[Written exercise] Exactly as written, retype the listing below, omitting the pictures.

== Collected material ==

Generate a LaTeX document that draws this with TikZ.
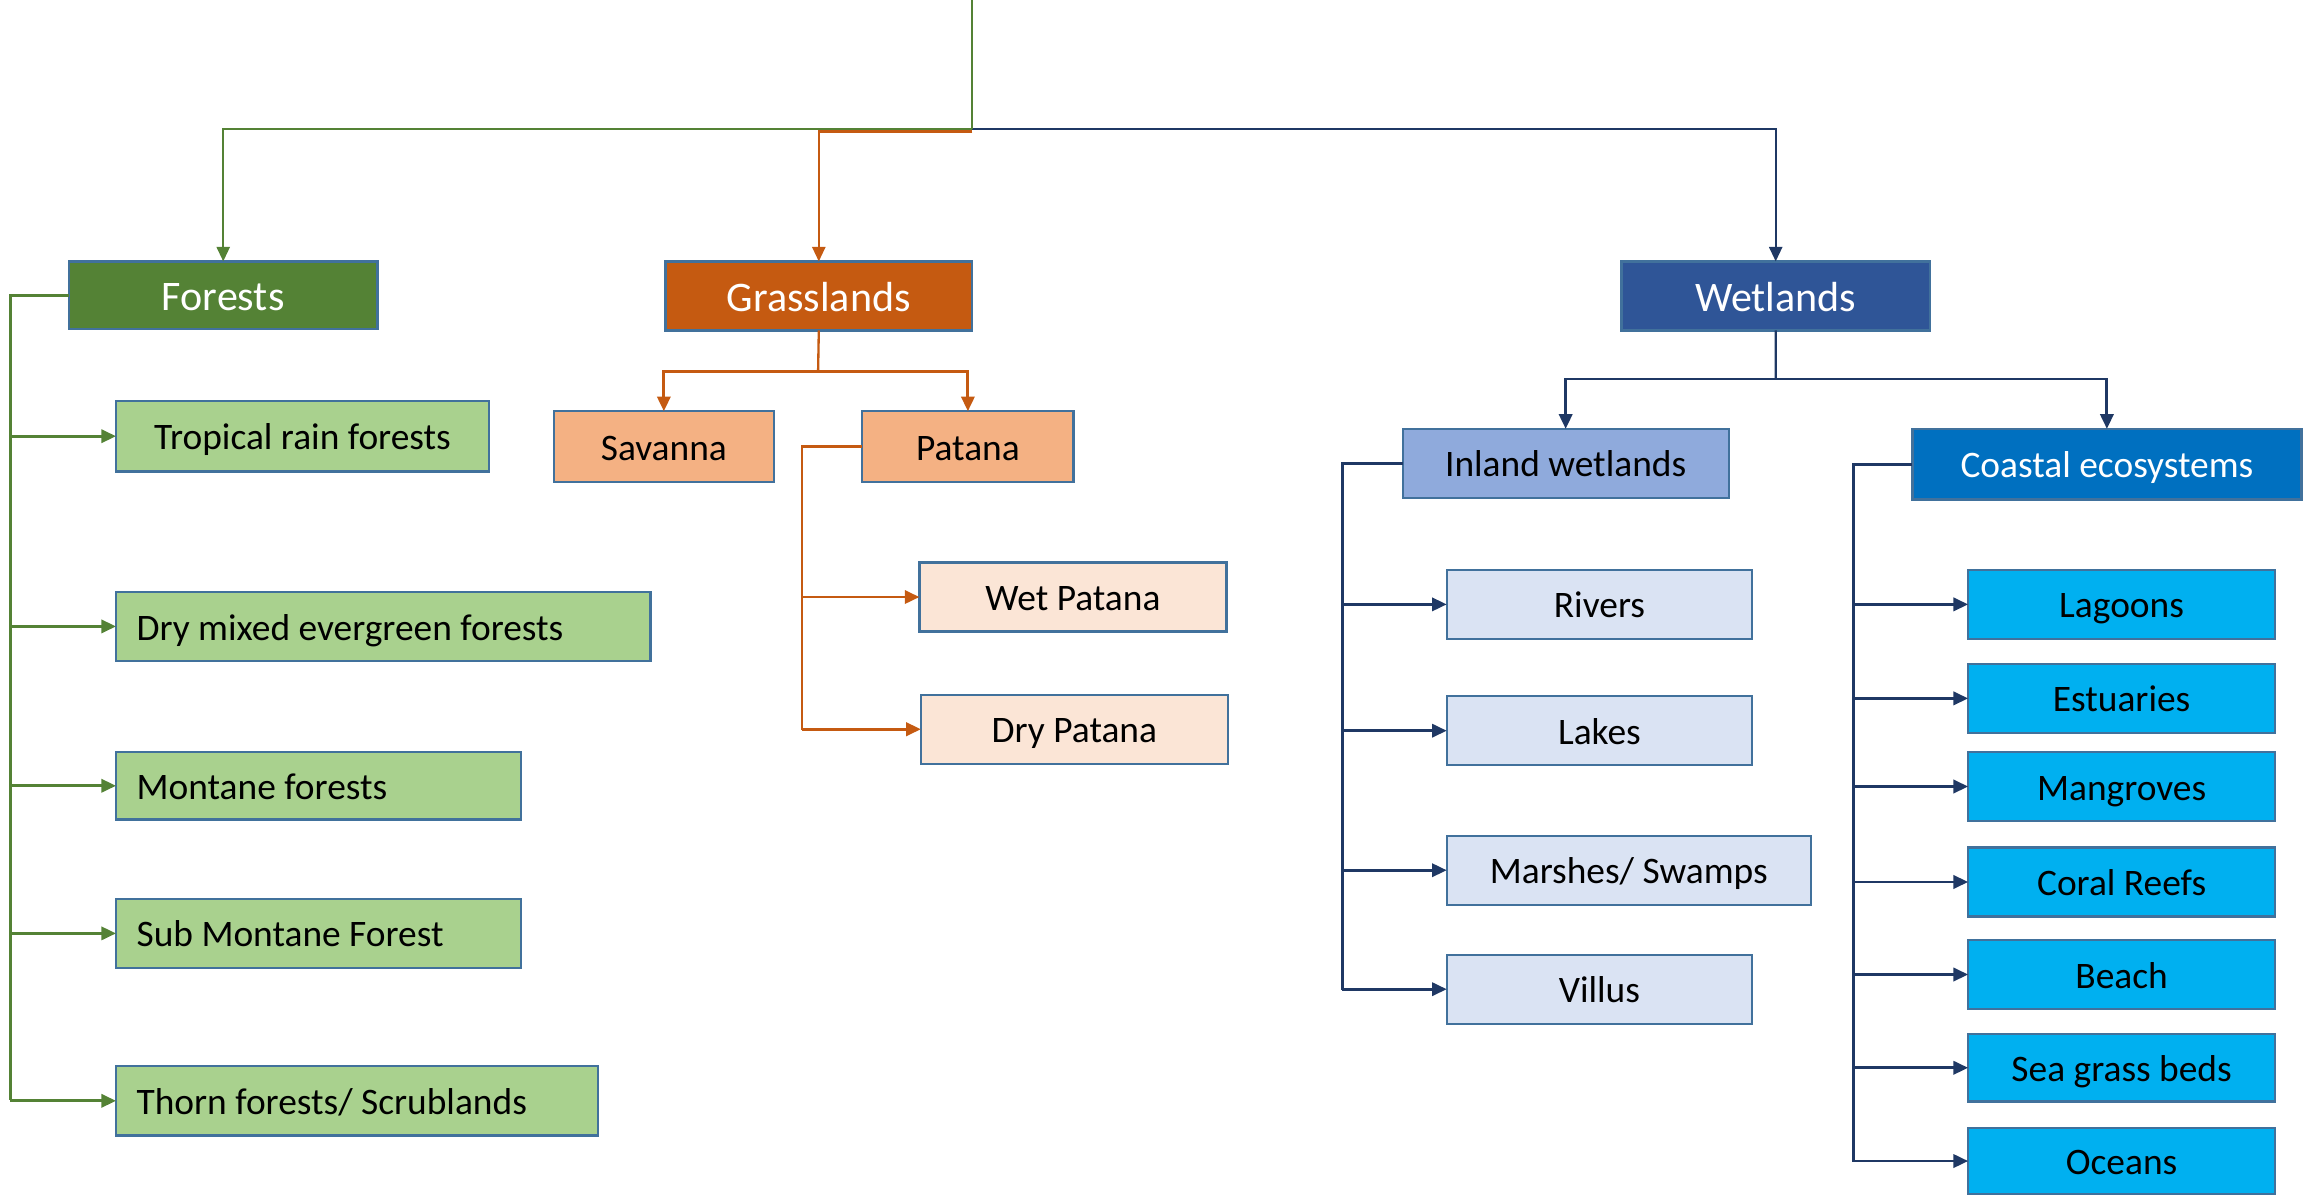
\documentclass[tikz,border=0pt]{standalone}
\usepackage{fontspec}
\setmainfont{Carlito}
\usetikzlibrary{arrows.meta}
\definecolor{fgreen}{HTML}{548235}
\definecolor{lgreen}{HTML}{A9D18E}
\definecolor{gorange}{HTML}{C55A11}
\definecolor{porange}{HTML}{F4B183}
\definecolor{lorange}{HTML}{FBE5D6}
\definecolor{wblue}{HTML}{2F5597}
\definecolor{iblue}{HTML}{8FAADC}
\definecolor{lblue}{HTML}{DAE3F3}
\definecolor{cblue}{HTML}{0070C0}
\definecolor{sblue}{HTML}{00B0F0}
\definecolor{navy}{HTML}{1F3864}
\definecolor{bord}{HTML}{41719C}
\tikzset{
  x=0.02cm, y=-0.02cm,
  base/.style={draw=bord, line width=0.9pt, anchor=north west, inner sep=0pt, outer sep=0pt,
    align=center, text height=0.43cm, text depth=0.06cm, font=\fontsize{14.5}{17}\selectfont},
  head/.style={base, text=white, text height=0.48cm, text depth=0.06cm, font=\fontsize{16.3}{19}\selectfont},
  lefttext/.style={inner xsep=0.28cm, align=flush left},
  tip/.style={-{Triangle[length=0.2cm,width=0.18cm]}},
  gline/.style={draw=fgreen, line width=0.9pt},
  gbranch/.style={draw=fgreen, line width=1.1pt},
  oline/.style={draw=gorange, line width=0.9pt},
  obranch/.style={draw=gorange, line width=1.1pt},
  nline/.style={draw=navy, line width=0.9pt},
  nbranch/.style={draw=navy, line width=1.1pt},
}
\begin{document}
\begin{tikzpicture}
\useasboundingbox (0,0) rectangle (1568,814);
% headers
\node[head, fill=fgreen, minimum width=4.2cm, minimum height=0.92cm] (F) at (47,178) {Forests};
\node[head, fill=gorange, minimum width=4.18cm, minimum height=0.94cm] (G) at (453,178) {Grasslands};
\node[head, fill=wblue, minimum width=4.2cm, minimum height=0.94cm] (W) at (1104,178) {Wetlands};
% forests children
\node[base, fill=lgreen, minimum width=5.08cm, minimum height=0.96cm] (T1) at (79,273) {Tropical rain forests};
\node[base, lefttext, fill=lgreen, minimum width=7.28cm, minimum height=0.94cm, text width=6.72cm] (T2) at (79,403) {Dry mixed evergreen forests};
\node[base, lefttext, fill=lgreen, minimum width=5.52cm, minimum height=0.92cm, text width=4.96cm] (T3) at (79,512) {Montane forests};
\node[base, lefttext, fill=lgreen, minimum width=5.52cm, minimum height=0.94cm, text width=4.96cm] (T4) at (79,612) {Sub Montane Forest};
\node[base, lefttext, fill=lgreen, minimum width=6.56cm, minimum height=0.94cm, text width=6.0cm] (T5) at (79,726) {Thorn forests/ Scrublands};
% grasslands children
\node[base, fill=porange, minimum width=3.0cm, minimum height=0.96cm] (Sav) at (377,280) {Savanna};
\node[base, fill=porange, minimum width=2.88cm, minimum height=0.96cm] (Pat) at (587,280) {Patana};
\node[base, fill=lorange, minimum width=4.18cm, minimum height=0.94cm] (WP) at (626,383) {Wet Patana};
\node[base, fill=lorange, minimum width=4.18cm, minimum height=0.94cm] (DP) at (627,473) {Dry Patana};
% wetlands children
\node[base, fill=iblue, minimum width=4.44cm, minimum height=0.94cm] (IW) at (955,292) {Inland wetlands};
\node[base, fill=cblue, text=white, minimum width=5.3cm, minimum height=0.96cm] (CE) at (1302,292) {Coastal ecosystems};
\node[base, fill=lblue, minimum width=4.16cm, minimum height=0.94cm] (R) at (985,388) {Rivers};
\node[base, fill=lblue, minimum width=4.16cm, minimum height=0.94cm] (L) at (985,474) {Lakes};
\node[base, fill=lblue, minimum width=4.96cm, minimum height=0.94cm] (M) at (985,569) {Marshes/ Swamps};
\node[base, fill=lblue, minimum width=4.16cm, minimum height=0.94cm] (V) at (985,650) {Villus};
\node[base, fill=sblue, minimum width=4.18cm, minimum height=0.94cm] (C1) at (1340,388) {Lagoons};
\node[base, fill=sblue, minimum width=4.18cm, minimum height=0.94cm] (C2) at (1340,452) {Estuaries};
\node[base, fill=sblue, minimum width=4.18cm, minimum height=0.94cm] (C3) at (1340,512) {Mangroves};
\node[base, fill=sblue, minimum width=4.18cm, minimum height=0.94cm] (C4) at (1340,577) {Coral Reefs};
\node[base, fill=sblue, minimum width=4.18cm, minimum height=0.94cm] (C5) at (1340,640) {Beach};
\node[base, fill=sblue, minimum width=4.18cm, minimum height=0.92cm] (C6) at (1340,704) {Sea grass beds};
\node[base, fill=sblue, minimum width=4.18cm, minimum height=0.9cm] (C7) at (1340,768) {Oceans};
% coordinates
\coordinate (top) at (662,0);
\coordinate (hub) at (662,88);
\coordinate (hubo) at (662,89.5);
\coordinate (fb) at (7,749);
\coordinate (gh) at (557,253);
\coordinate (pb) at (546,497);
\coordinate (wh) at (1209,258);
\coordinate (ib) at (914,674);
\coordinate (cb) at (1262,791);
% top connectors
\draw[nline, tip] (hub) -| (W.north);
\draw[oline, tip] (hubo) -| (G.north);
\draw[gline, tip] (hub) -| (F.north);
\draw[gline] (top) -- (hub);
% forests
\draw[gbranch] (F.west) -| (fb);
\foreach \n in {T1,T2,T3,T4,T5} \draw[gbranch, tip] (\n.west -| fb) -- (\n.west);
% grasslands
\draw[oline] (G.south) -- (gh);
\draw[obranch, tip] (gh) -| (Sav.north);
\draw[obranch, tip] (gh) -| (Pat.north);
\draw[obranch] (Pat.west) -| (pb);
\foreach \n in {WP,DP} \draw[obranch, tip] (\n.west -| pb) -- (\n.west);
% wetlands
\draw[nline] (W.south) -- (wh);
\draw[nbranch, tip] (wh) -| (IW.north);
\draw[nbranch, tip] (wh) -| (CE.north);
\draw[nbranch] (IW.west) -| (ib);
\foreach \n in {R,L,M,V} \draw[nbranch, tip] (\n.west -| ib) -- (\n.west);
\draw[nbranch] (CE.west) -| (cb);
\foreach \n in {C1,C2,C3,C4,C5,C6,C7} \draw[nbranch, tip] (\n.west -| cb) -- (\n.west);
\end{tikzpicture}
\end{document}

===

[Answer to the task]
Generate a LaTeX document that draws this with TikZ.
\documentclass[tikz,border=0pt]{standalone}
\usepackage{fontspec}
\setmainfont{Carlito}
\usetikzlibrary{arrows.meta}
\definecolor{fgreen}{HTML}{548235}
\definecolor{lgreen}{HTML}{A9D18E}
\definecolor{gorange}{HTML}{C55A11}
\definecolor{porange}{HTML}{F4B183}
\definecolor{lorange}{HTML}{FBE5D6}
\definecolor{wblue}{HTML}{2F5597}
\definecolor{iblue}{HTML}{8FAADC}
\definecolor{lblue}{HTML}{DAE3F3}
\definecolor{cblue}{HTML}{0070C0}
\definecolor{sblue}{HTML}{00B0F0}
\definecolor{navy}{HTML}{1F3864}
\definecolor{bord}{HTML}{41719C}
\tikzset{
  x=0.02cm, y=-0.02cm,
  base/.style={draw=bord, line width=0.9pt, anchor=north west, inner sep=0pt, outer sep=0pt,
    align=center, text height=0.43cm, text depth=0.06cm, font=\fontsize{14.5}{17}\selectfont},
  head/.style={base, text=white, text height=0.48cm, text depth=0.06cm, font=\fontsize{16.3}{19}\selectfont},
  lefttext/.style={inner xsep=0.28cm, align=flush left},
  tip/.style={-{Triangle[length=0.2cm,width=0.18cm]}},
  gline/.style={draw=fgreen, line width=0.9pt},
  gbranch/.style={draw=fgreen, line width=1.1pt},
  oline/.style={draw=gorange, line width=0.9pt},
  obranch/.style={draw=gorange, line width=1.1pt},
  nline/.style={draw=navy, line width=0.9pt},
  nbranch/.style={draw=navy, line width=1.1pt},
}
\begin{document}
\begin{tikzpicture}
\useasboundingbox (0,0) rectangle (1568,814);
% headers
\node[head, fill=fgreen, minimum width=4.2cm, minimum height=0.92cm] (F) at (47,178) {Forests};
\node[head, fill=gorange, minimum width=4.18cm, minimum height=0.94cm] (G) at (453,178) {Grasslands};
\node[head, fill=wblue, minimum width=4.2cm, minimum height=0.94cm] (W) at (1104,178) {Wetlands};
% forests children
\node[base, fill=lgreen, minimum width=5.08cm, minimum height=0.96cm] (T1) at (79,273) {Tropical rain forests};
\node[base, lefttext, fill=lgreen, minimum width=7.28cm, minimum height=0.94cm, text width=6.72cm] (T2) at (79,403) {Dry mixed evergreen forests};
\node[base, lefttext, fill=lgreen, minimum width=5.52cm, minimum height=0.92cm, text width=4.96cm] (T3) at (79,512) {Montane forests};
\node[base, lefttext, fill=lgreen, minimum width=5.52cm, minimum height=0.94cm, text width=4.96cm] (T4) at (79,612) {Sub Montane Forest};
\node[base, lefttext, fill=lgreen, minimum width=6.56cm, minimum height=0.94cm, text width=6.0cm] (T5) at (79,726) {Thorn forests/ Scrublands};
% grasslands children
\node[base, fill=porange, minimum width=3.0cm, minimum height=0.96cm] (Sav) at (377,280) {Savanna};
\node[base, fill=porange, minimum width=2.88cm, minimum height=0.96cm] (Pat) at (587,280) {Patana};
\node[base, fill=lorange, minimum width=4.18cm, minimum height=0.94cm] (WP) at (626,383) {Wet Patana};
\node[base, fill=lorange, minimum width=4.18cm, minimum height=0.94cm] (DP) at (627,473) {Dry Patana};
% wetlands children
\node[base, fill=iblue, minimum width=4.44cm, minimum height=0.94cm] (IW) at (955,292) {Inland wetlands};
\node[base, fill=cblue, text=white, minimum width=5.3cm, minimum height=0.96cm] (CE) at (1302,292) {Coastal ecosystems};
\node[base, fill=lblue, minimum width=4.16cm, minimum height=0.94cm] (R) at (985,388) {Rivers};
\node[base, fill=lblue, minimum width=4.16cm, minimum height=0.94cm] (L) at (985,474) {Lakes};
\node[base, fill=lblue, minimum width=4.96cm, minimum height=0.94cm] (M) at (985,569) {Marshes/ Swamps};
\node[base, fill=lblue, minimum width=4.16cm, minimum height=0.94cm] (V) at (985,650) {Villus};
\node[base, fill=sblue, minimum width=4.18cm, minimum height=0.94cm] (C1) at (1340,388) {Lagoons};
\node[base, fill=sblue, minimum width=4.18cm, minimum height=0.94cm] (C2) at (1340,452) {Estuaries};
\node[base, fill=sblue, minimum width=4.18cm, minimum height=0.94cm] (C3) at (1340,512) {Mangroves};
\node[base, fill=sblue, minimum width=4.18cm, minimum height=0.94cm] (C4) at (1340,577) {Coral Reefs};
\node[base, fill=sblue, minimum width=4.18cm, minimum height=0.94cm] (C5) at (1340,640) {Beach};
\node[base, fill=sblue, minimum width=4.18cm, minimum height=0.92cm] (C6) at (1340,704) {Sea grass beds};
\node[base, fill=sblue, minimum width=4.18cm, minimum height=0.9cm] (C7) at (1340,768) {Oceans};
% coordinates
\coordinate (top) at (662,0);
\coordinate (hub) at (662,88);
\coordinate (hubo) at (662,89.5);
\coordinate (fb) at (7,749);
\coordinate (gh) at (557,253);
\coordinate (pb) at (546,497);
\coordinate (wh) at (1209,258);
\coordinate (ib) at (914,674);
\coordinate (cb) at (1262,791);
% top connectors
\draw[nline, tip] (hub) -| (W.north);
\draw[oline, tip] (hubo) -| (G.north);
\draw[gline, tip] (hub) -| (F.north);
\draw[gline] (top) -- (hub);
% forests
\draw[gbranch] (F.west) -| (fb);
\foreach \n in {T1,T2,T3,T4,T5} \draw[gbranch, tip] (\n.west -| fb) -- (\n.west);
% grasslands
\draw[oline] (G.south) -- (gh);
\draw[obranch, tip] (gh) -| (Sav.north);
\draw[obranch, tip] (gh) -| (Pat.north);
\draw[obranch] (Pat.west) -| (pb);
\foreach \n in {WP,DP} \draw[obranch, tip] (\n.west -| pb) -- (\n.west);
% wetlands
\draw[nline] (W.south) -- (wh);
\draw[nbranch, tip] (wh) -| (IW.north);
\draw[nbranch, tip] (wh) -| (CE.north);
\draw[nbranch] (IW.west) -| (ib);
\foreach \n in {R,L,M,V} \draw[nbranch, tip] (\n.west -| ib) -- (\n.west);
\draw[nbranch] (CE.west) -| (cb);
\foreach \n in {C1,C2,C3,C4,C5,C6,C7} \draw[nbranch, tip] (\n.west -| cb) -- (\n.west);
\end{tikzpicture}
\end{document}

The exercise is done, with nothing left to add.